1993 All-Ireland Under-21 Football Championship

Championship details

All-Ireland Champions
- Winning team: Meath (1st win)
- Captain: Thomas Hanley

All-Ireland Finalists
- Losing team: Kerry

Provincial Champions
- Munster: Kerry
- Leinster: Meath
- Ulster: Derry
- Connacht: Galway

= 1993 All-Ireland Under-21 Football Championship =

Gaelic football competition

The 1993 All-Ireland Under-21 Football Championship was the 30th staging of the All-Ireland Under-21 Football Championship since its establishment by the Gaelic Athletic Association in 1964.

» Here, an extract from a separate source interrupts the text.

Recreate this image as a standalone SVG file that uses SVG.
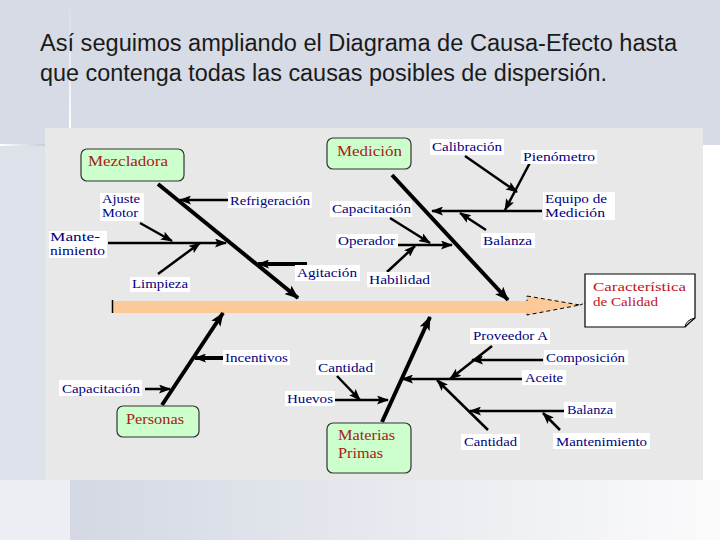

Tyrone entered the championship as defending champions, however, they were defeated in the Ulster Championship

On 29 September 1993, Meath won the championship following a 1-8 to 0-10 defeat of Kerry in the All-Ireland final match. This was their first All-Ireland title.

==Results==
===All-Ireland Under-21 Football Championship===

Semi-finals

1 August 1993
Kerry 1-13 - 0-12 Galway
1 August 1993
Meath 0-13 - 1-10 Derry
8 August 1993
Meath 0-11 - 1-06 Derry

Final

29 September 1993
Meath 1-08 - 0-10 Kerry

==Statistics==
===Miscellaneous===

- The All-Ireland semi-final between Meath and Derry is the first championship meeting between the two teams.